Every year, Trinity School proudly publishes the numbers of students who have won places at top universities. Alongside, and equally lauded, are the teenagers about to start apprenticeships.
The school, in Croydon, is a leading independent. Its wholehearted embrace of apprenticeships as a prize destination for school leavers reveals how far the route has come since its days as a second-class track into the trades.
Head of careers at the school, Sue Highmore, said the pedigree, range and widespread recognition of the value of apprenticeships had improved “exponentially”.
“When I started in this role 13 years ago, apprenticeships of the nature we have now didn’t exist,” she says. “Apprenticeships were designed for people with technical or craft skills and not for people who had more academic ambitions – that isn’t true now.”
From financial services, accountancy, business consultancy, IT and digital roles, project management, engineering, law, telecommunications and health and public services, apprenticeships have moved into the 21st century.
Parents and young people are increasingly aware of the benefits of “earning while you learn”. Some degree apprenticeships, in which a company pays a salary to an apprentice as well as paying their university tuition fees, are harder to secure than an Oxbridge place.
“We have a very diverse community with different aspirations. All our young people are very capable and for some, apprenticeships are absolutely perfect,” says Highmore. “We’ve had recent students go to Amazon, PWC, the BBC and the Civil Aviation Authority. One student is now an engineer on an off-shore oil rig and was determined that was what he wanted to do from the first time I met him at age 15. Another equally focused student has become a high-end design farrier and blacksmith.”
Apprenticeship numbers across the country are slowly beginning to recover but are a long way off the volumes seen a decade or so ago, due to a combination of changes to how they are designed and funded and the pandemic.
All our young people are very capable and for some, apprenticeships are absolutely perfect
While larger companies will invariably have apprenticeship programmes, the 2022 London Business 1000 Survey revealed that 86 per cent of firms do not employ apprentices at all. Most cite a lack of time and resources to run schemes. Nevertheless, official figures show that apprenticeship starts in London and the South-East have reached 50,000 in the past 12 months, with particular growth in higher and degree apprenticeships.
Applying for these apprenticeships is challenging even for the most determined candidates. Some firms have six-stage application processes and teenagers can be up against candidates in their early 20s.

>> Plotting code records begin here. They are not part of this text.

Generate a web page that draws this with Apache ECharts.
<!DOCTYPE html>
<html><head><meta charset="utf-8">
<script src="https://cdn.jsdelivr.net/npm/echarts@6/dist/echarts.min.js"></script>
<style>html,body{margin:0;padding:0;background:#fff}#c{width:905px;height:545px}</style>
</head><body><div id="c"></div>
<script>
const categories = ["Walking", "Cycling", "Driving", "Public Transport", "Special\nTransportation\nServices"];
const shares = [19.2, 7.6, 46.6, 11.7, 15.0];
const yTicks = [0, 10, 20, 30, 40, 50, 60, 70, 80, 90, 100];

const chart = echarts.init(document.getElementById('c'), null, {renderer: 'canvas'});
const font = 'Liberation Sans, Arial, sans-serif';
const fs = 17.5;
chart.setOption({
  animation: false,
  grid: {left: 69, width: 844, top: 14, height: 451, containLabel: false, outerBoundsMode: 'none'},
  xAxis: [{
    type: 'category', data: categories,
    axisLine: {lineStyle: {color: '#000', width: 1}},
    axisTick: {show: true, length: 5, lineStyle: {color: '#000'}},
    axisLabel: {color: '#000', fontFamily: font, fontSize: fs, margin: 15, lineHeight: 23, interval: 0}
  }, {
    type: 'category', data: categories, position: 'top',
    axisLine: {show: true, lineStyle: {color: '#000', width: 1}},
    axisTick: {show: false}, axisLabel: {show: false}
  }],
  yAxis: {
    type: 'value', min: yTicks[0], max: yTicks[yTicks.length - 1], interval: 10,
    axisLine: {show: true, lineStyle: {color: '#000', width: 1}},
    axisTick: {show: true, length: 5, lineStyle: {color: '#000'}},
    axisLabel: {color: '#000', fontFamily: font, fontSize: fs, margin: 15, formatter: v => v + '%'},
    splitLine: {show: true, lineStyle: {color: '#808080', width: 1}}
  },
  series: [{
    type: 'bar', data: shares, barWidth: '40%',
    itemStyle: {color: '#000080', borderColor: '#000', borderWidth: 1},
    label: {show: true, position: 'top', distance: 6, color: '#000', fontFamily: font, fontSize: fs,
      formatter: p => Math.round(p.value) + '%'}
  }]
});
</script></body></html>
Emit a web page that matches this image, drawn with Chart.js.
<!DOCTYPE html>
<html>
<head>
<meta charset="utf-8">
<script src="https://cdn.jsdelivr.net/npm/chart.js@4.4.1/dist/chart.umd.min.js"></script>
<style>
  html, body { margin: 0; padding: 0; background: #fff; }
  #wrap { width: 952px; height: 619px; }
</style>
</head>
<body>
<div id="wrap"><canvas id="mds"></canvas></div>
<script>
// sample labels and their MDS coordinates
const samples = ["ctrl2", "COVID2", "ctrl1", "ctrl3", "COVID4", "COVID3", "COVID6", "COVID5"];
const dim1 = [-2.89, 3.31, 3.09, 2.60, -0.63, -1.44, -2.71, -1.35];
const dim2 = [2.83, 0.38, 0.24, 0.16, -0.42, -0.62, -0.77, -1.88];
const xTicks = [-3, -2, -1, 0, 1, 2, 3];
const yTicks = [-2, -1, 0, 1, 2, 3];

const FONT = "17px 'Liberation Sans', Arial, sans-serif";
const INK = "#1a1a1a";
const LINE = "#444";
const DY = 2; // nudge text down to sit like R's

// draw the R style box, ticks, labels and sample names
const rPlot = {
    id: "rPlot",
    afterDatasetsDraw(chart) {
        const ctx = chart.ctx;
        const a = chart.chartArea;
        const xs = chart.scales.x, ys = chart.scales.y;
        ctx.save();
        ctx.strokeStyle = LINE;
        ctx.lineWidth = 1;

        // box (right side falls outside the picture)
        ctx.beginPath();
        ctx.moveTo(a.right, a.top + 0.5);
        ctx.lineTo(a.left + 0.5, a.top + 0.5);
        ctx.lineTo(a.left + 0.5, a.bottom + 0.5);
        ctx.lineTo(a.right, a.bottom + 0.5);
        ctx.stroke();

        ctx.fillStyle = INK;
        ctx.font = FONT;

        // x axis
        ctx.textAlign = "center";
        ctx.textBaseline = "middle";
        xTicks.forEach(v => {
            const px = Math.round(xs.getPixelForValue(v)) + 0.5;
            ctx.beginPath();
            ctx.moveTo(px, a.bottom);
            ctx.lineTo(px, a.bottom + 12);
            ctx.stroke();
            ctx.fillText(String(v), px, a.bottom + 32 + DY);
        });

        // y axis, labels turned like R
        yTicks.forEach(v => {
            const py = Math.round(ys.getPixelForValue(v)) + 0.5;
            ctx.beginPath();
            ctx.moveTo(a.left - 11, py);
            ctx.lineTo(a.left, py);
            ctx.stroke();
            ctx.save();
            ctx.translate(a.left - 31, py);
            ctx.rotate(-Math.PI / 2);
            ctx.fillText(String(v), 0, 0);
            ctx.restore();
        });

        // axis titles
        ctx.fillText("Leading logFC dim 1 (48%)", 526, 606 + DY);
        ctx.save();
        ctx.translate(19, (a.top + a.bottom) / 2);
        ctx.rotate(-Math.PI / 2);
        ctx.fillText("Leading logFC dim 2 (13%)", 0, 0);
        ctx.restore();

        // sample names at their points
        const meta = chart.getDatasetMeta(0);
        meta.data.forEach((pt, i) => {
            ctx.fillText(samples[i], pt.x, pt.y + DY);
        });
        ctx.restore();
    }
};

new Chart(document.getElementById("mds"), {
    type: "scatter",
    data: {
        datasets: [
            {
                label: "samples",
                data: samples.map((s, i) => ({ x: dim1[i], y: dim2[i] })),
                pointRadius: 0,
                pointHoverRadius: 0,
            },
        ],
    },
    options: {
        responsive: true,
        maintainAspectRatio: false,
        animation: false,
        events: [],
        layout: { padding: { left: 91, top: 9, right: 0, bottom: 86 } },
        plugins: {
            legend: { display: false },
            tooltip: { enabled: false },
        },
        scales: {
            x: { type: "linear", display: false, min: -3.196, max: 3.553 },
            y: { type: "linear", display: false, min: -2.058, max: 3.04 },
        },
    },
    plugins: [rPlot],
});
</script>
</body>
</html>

Some schools are better than others at advising pupils about apprenticeship opportunities and supporting them though the hiring process. With various sources of information and different players in the field, it can be confusing.

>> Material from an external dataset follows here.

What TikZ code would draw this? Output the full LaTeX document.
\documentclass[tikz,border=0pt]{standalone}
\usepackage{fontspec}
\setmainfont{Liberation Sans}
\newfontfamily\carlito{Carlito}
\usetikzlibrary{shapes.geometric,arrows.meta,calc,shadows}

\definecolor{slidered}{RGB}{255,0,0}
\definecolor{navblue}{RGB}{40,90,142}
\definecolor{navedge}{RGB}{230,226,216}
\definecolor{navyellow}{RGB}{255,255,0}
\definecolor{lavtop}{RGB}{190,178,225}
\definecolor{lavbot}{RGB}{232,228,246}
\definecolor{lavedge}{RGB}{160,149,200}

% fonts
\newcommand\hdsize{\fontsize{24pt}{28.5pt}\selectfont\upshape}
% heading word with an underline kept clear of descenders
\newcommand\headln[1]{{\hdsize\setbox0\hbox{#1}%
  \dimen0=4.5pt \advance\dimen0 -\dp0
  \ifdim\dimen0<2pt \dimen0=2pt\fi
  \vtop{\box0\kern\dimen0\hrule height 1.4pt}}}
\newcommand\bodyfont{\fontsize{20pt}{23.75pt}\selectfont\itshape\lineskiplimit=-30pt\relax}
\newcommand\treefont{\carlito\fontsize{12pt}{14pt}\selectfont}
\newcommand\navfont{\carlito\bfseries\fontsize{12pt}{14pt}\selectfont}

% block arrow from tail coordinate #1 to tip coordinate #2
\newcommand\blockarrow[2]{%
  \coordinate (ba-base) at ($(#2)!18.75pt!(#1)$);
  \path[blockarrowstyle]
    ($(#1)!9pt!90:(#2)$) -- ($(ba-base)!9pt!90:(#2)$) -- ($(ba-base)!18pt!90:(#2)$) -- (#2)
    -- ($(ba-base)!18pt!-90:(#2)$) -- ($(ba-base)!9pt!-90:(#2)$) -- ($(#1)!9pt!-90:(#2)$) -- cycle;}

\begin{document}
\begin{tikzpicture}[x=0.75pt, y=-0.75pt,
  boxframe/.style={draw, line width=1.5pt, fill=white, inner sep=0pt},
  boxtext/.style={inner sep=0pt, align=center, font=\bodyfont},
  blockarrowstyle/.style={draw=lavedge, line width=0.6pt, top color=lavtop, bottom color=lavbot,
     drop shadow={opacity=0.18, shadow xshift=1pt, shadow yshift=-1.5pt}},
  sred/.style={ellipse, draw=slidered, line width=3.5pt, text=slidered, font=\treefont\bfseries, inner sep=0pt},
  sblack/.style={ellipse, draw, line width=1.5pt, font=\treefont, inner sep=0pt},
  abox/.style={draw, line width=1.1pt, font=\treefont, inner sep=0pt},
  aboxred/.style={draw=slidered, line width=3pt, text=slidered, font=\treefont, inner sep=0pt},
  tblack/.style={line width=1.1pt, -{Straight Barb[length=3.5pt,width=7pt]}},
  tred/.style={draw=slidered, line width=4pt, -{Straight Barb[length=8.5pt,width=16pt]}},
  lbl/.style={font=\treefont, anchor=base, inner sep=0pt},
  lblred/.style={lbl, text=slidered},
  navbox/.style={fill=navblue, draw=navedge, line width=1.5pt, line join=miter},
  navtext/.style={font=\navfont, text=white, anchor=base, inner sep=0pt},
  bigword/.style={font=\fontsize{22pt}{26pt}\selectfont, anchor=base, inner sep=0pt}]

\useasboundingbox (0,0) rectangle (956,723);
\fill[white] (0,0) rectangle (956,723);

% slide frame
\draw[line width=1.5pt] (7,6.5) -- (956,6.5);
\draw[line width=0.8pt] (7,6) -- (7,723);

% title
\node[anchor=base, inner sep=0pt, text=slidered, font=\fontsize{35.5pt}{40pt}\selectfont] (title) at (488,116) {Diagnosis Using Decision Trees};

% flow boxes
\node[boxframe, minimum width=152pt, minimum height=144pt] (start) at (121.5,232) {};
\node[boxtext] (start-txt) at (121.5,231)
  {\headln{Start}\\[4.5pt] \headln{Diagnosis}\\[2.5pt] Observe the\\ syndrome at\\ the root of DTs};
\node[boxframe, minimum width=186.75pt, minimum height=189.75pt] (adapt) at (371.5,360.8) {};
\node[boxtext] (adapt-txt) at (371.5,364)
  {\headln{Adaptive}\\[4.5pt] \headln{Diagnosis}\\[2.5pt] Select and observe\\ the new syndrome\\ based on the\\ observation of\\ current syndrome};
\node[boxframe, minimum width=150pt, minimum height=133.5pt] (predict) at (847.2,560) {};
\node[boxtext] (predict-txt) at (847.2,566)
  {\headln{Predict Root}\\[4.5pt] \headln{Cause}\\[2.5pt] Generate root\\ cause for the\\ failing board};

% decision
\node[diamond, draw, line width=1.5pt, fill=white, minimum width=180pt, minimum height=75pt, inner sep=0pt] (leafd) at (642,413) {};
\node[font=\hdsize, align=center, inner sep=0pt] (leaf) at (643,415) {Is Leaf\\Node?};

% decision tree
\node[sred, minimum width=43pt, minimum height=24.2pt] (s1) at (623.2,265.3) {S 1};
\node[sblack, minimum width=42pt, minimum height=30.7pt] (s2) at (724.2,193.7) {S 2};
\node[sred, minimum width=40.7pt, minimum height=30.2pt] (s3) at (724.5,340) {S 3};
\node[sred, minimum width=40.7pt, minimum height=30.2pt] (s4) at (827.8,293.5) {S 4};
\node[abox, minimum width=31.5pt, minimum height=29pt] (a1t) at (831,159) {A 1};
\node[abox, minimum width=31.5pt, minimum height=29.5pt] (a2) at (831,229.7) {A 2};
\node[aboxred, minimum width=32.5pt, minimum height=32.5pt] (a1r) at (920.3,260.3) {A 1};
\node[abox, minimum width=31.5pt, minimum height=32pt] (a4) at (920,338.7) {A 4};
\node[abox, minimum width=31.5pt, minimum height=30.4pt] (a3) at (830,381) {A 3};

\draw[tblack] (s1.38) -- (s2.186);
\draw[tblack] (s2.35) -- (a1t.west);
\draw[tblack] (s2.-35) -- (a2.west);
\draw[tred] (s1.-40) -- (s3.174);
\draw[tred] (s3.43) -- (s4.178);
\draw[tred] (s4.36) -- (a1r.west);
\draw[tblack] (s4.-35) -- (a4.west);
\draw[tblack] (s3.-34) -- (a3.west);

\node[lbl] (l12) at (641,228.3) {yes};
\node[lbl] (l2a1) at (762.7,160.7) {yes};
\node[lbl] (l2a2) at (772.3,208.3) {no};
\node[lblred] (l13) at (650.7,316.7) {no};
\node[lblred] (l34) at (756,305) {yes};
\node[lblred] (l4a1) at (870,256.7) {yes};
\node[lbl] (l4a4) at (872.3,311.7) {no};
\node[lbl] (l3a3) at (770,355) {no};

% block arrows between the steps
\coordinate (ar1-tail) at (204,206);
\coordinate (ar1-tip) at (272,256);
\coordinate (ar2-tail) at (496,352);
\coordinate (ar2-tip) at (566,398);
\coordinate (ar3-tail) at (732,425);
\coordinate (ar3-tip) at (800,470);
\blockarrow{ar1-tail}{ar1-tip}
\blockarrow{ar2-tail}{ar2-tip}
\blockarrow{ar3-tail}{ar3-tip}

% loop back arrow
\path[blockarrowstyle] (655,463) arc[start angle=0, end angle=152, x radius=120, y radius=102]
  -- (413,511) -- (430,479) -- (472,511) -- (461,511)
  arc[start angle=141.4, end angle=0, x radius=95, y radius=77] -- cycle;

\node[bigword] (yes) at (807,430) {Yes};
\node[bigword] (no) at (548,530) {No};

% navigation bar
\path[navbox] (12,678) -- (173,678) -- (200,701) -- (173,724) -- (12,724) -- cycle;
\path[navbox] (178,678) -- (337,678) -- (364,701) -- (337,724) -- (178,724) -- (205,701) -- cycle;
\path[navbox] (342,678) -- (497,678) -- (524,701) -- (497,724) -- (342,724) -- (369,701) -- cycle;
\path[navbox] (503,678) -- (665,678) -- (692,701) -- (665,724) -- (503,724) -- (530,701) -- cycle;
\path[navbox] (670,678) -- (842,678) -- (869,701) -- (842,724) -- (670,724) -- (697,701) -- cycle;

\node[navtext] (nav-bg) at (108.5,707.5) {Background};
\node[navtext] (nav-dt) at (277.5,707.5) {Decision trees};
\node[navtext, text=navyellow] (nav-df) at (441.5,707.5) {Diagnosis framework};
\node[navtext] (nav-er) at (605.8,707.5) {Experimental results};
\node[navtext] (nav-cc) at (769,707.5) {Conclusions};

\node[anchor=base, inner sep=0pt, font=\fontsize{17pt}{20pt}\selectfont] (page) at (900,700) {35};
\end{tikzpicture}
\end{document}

But accessibility should be given a boost starting this autumn when young people will be able to explore apprenticeships alongside undergraduate courses on UCAS. The plan is that from 2024, young people will be able to apply via the service.
Figures show that apprenticeship starts in London and the South-East have reached 50,000 in the past 12 months
At professional services giant PwC, 300 apprentices join each year (200 on technology degree apprenticeships) and the route is just one of a number available for school leavers.

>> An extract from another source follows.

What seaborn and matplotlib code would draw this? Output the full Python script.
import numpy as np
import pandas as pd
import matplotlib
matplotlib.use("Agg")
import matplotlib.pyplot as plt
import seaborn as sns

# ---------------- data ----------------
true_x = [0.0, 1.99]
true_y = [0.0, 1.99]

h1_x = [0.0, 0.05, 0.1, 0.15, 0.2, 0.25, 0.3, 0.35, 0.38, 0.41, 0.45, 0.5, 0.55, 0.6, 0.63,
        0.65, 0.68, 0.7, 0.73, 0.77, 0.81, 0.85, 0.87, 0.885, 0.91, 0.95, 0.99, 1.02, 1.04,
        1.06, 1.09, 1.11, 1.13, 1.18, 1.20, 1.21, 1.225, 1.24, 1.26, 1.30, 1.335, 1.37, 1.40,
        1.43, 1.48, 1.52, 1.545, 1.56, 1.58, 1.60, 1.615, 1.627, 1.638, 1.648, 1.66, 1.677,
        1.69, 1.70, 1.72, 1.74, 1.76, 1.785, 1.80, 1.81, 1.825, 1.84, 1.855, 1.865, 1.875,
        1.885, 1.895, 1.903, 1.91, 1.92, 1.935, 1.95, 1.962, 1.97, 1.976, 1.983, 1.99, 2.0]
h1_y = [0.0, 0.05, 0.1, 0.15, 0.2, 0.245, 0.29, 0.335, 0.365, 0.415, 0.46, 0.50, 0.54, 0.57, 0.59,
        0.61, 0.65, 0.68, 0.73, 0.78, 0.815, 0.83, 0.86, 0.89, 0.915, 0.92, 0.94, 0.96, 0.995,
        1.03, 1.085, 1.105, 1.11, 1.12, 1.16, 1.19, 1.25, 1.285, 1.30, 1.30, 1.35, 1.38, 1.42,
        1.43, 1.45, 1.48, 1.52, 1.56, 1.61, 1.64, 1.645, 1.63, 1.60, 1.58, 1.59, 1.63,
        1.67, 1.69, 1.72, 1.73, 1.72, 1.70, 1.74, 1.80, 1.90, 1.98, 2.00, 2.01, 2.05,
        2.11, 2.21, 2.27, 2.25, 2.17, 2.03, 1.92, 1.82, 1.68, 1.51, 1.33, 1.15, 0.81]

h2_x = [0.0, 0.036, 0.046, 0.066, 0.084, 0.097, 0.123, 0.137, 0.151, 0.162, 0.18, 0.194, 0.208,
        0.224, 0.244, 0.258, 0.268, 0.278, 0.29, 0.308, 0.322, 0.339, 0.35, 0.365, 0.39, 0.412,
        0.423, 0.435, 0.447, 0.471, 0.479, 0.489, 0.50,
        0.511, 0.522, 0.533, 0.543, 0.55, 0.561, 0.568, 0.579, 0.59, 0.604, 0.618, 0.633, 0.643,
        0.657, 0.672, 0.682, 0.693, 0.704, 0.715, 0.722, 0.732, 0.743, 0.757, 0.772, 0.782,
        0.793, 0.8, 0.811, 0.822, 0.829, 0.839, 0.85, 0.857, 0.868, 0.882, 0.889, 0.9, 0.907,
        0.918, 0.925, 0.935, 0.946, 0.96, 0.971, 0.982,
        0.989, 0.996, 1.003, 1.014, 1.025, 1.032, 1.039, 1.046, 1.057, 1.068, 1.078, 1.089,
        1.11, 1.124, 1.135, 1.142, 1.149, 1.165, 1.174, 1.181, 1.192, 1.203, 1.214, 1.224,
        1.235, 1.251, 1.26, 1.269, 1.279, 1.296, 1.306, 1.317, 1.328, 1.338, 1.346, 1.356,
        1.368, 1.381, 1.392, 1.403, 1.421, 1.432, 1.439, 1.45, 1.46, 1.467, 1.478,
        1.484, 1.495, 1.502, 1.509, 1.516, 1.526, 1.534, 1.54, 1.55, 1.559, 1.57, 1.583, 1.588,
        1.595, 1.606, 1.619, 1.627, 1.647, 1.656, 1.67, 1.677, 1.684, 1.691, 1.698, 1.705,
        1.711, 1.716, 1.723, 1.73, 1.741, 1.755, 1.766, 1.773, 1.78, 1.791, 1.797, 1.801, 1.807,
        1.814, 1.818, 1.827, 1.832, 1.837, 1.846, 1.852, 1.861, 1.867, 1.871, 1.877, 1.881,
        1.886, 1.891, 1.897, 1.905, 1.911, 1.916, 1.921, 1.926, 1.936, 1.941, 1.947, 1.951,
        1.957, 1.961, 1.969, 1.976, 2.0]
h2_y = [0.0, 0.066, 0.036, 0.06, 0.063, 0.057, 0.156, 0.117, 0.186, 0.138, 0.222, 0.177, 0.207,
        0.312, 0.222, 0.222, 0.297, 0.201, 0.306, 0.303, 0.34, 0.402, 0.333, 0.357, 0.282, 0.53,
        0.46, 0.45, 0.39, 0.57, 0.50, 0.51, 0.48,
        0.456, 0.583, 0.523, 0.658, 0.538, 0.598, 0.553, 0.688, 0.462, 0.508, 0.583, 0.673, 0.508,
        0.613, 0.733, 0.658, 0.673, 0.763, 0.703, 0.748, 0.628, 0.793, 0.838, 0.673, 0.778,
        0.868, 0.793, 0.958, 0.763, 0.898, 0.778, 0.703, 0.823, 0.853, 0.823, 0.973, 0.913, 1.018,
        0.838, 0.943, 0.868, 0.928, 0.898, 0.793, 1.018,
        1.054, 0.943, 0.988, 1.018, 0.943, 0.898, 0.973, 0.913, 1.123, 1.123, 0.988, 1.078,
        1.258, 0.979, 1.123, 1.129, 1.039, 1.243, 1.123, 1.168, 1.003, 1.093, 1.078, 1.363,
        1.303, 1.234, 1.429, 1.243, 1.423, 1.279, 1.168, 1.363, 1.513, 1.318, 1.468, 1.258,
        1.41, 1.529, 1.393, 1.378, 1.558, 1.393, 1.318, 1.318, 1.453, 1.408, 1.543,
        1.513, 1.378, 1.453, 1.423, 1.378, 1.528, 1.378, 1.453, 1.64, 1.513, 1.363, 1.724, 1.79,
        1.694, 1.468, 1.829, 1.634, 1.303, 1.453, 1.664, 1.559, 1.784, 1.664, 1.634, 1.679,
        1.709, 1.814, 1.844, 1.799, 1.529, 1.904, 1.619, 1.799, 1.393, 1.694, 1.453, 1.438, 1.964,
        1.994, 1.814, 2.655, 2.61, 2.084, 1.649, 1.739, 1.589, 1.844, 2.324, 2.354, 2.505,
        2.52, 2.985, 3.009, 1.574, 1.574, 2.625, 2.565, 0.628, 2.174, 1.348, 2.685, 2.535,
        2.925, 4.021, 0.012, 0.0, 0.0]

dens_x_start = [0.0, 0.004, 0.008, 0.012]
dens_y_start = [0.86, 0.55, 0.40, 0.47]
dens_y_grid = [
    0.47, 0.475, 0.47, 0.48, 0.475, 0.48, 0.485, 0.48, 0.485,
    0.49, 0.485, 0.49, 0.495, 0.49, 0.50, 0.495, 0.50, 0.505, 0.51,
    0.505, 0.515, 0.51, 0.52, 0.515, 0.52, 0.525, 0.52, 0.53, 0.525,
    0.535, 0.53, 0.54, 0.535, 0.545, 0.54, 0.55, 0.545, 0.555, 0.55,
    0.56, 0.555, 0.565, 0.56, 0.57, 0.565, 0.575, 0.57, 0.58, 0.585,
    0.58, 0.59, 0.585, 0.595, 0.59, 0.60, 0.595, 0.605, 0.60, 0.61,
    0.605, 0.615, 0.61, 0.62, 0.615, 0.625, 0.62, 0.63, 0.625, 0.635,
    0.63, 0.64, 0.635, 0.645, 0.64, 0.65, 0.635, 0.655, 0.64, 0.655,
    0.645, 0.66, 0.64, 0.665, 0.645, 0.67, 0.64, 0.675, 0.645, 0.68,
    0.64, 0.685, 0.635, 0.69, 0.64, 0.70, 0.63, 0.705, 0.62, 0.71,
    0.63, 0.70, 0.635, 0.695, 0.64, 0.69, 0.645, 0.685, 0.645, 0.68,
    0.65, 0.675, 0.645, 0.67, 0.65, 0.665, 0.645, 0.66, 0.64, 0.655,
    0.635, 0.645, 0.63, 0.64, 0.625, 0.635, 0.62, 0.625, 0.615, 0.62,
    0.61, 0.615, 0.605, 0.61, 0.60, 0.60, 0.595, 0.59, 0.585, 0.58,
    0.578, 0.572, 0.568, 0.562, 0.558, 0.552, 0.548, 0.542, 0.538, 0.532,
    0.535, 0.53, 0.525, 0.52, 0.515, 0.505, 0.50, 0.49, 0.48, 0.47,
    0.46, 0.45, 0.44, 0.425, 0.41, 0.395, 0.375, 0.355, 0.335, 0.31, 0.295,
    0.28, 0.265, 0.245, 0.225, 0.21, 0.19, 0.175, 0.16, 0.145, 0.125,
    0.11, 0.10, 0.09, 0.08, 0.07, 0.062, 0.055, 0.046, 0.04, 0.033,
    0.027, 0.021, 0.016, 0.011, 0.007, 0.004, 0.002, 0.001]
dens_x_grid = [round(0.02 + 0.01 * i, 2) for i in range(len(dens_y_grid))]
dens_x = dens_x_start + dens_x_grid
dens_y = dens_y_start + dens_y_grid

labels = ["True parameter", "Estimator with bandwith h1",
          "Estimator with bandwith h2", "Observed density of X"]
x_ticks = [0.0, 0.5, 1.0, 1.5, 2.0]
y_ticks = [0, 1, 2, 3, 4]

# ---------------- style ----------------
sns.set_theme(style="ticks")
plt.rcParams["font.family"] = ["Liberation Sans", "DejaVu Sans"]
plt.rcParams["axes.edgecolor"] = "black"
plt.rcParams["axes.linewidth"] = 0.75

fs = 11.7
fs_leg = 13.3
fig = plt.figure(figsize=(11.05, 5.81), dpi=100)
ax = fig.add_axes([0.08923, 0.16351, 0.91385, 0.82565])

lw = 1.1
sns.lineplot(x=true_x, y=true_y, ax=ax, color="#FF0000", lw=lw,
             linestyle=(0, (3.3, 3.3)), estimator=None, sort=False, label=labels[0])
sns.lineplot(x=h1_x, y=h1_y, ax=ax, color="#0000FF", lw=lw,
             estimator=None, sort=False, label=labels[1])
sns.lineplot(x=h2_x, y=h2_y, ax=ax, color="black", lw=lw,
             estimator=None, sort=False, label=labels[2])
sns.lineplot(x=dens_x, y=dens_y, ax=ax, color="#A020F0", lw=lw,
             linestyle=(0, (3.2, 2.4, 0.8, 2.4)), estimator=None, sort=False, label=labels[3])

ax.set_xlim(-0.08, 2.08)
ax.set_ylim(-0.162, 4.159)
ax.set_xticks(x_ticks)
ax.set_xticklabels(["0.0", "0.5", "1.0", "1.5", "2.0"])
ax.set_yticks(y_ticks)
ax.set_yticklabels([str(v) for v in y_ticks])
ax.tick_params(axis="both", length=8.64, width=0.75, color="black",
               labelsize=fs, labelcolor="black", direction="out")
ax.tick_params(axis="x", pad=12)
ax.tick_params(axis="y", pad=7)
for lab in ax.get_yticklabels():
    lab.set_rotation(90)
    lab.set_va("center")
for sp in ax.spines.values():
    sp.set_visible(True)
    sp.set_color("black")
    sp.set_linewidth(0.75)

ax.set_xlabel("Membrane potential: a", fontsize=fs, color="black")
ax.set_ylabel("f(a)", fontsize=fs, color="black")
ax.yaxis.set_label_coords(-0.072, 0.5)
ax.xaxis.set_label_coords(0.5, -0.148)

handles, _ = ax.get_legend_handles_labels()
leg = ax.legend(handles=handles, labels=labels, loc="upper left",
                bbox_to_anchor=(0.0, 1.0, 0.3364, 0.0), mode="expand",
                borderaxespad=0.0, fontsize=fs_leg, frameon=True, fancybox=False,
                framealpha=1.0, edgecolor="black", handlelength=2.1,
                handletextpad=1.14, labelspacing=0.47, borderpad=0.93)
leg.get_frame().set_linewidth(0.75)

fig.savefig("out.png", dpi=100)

“We’ve been running apprenticeships for about 20 years but in the past five years the apprenticeship space has really boomed as the firm has better understood and better recognised apprenticeships and is better equipped to support and utilise apprentices,” said Katherine Bond, PwC technology degree apprenticeships lead. “Some teams are reducing their graduate numbers and taking more apprentices in their place. We will always recruit graduates but the apprenticeship space is definitely growing.”
As the apprenticeship brand expands, parents who might once have been wedded to a traditional university route for their children are becoming more open minded.
One concern raised about their burgeoning popularity is a “middle-class grab” of the best opportunities. A recent study by the Sutton Trust charity revealed that only 5 per cent of those starting a degree apprenticeship in 2020/21 were from lower-income areas, compared with 6.7 per cent of those going to university.
But for firms like PwC, apprenticeship routes can be a means of improving diversity and reaching young people from all backgrounds.
“It is a way to get people who can’t fund university or take on debt and give them an affordable pathway,” says Bond.” It brings in people with different ways of thinking; there’s not a one size fits all solution and we want to recognise that. It’s the approach we take with our clients and so it’s right that we take that approach with our people, too.”